Noa Nabeshima’s Shortform

Noa Nabeshima15 Jan 2025 21:18 UTC

LW: 3 AF: 2

4 comments1 min readLW link

Noa Nabeshima 7 May 2025 0:50 UTC
16 points
8
While language models plausibly are trained with comparable amounts of FLOP to humans today here are some differences:
- Humans process much less data
- Humans spend much more compute per datapoint
- Human data includes them taking actions and the results of those actions, language model pretraining data much less so.
These might explain some of the strengths/weaknesses of language models
- LMs know many more things than humans, but often in shallower ways.
- LMs seem less sample-efficient than humans (less compute per datapoint and they haven’t been very optimized for sample-efficiency yet)
- LMs are worse at taking actions over time than humans.
Noa Nabeshima 15 Jan 2025 21:18 UTC
3 points
0
TinyModel SAEs have these first entity and second entity latents.

E.g. if the story is ‘Once upon a time Tim met his friend Sally.’, Tim is the first entity and Sally is the second entity. The latents fire on all instances of first|second entity after the first introduction of that entity.

I think I at one point found an ‘object owned by second entity’ latent but have had trouble finding it again.

I wonder if LMs are generating these reusable ‘pointers’ and then doing computation with the pointers. For example to track that an object is owned by the first entity, you just need to calculate which entities are instances of the first entity, calculate when first entity is shown to own an object and write ‘owned by first entity’ to the object token, and then broadcast that forward to other instances of the object. Then, if you have the tokens Tim|'s

(and 's has calculated that the first entity is immediately before it), 's can, with a single attention head, look for objects owned by the first entity.

This means that the exact identity information of the object (e.g. ′ hammer’) and the exact identity information of the first entity (′ Tim’) don’t need to be passed around in computations, you can just do much cheaper pointer calculations and grab the relevant identity information when necessary.

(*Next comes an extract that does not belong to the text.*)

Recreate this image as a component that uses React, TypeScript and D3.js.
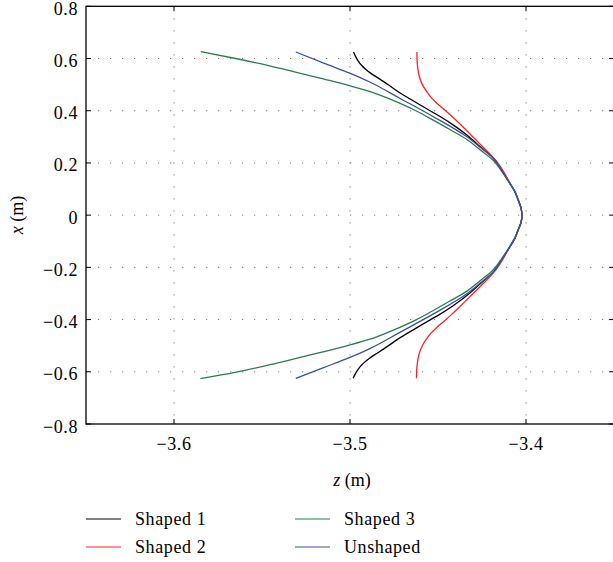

This suggests a more fine-grained story for what duplicate name heads are doing in IOI.
Noa Nabeshima 15 Jan 2025 21:27 UTC
2 points
0
Auto-interp is currently really really bad

I think o1 is the only model that seems to perform decently at auto-interp but it’s very expensive! IE $1/latent label. This is frustrating to me.
Noa Nabeshima 15 Jan 2025 21:32 UTC
1 point
0
One barrier to SAE circuits is that it’s currently hard to understand how attention out SAE latents are calculated. Even if you do IG attribution patching to try to understand which earlier latents are relevant to the attention out SAE latents, it doesn’t tell you how these latents interact inside the attention layer at all.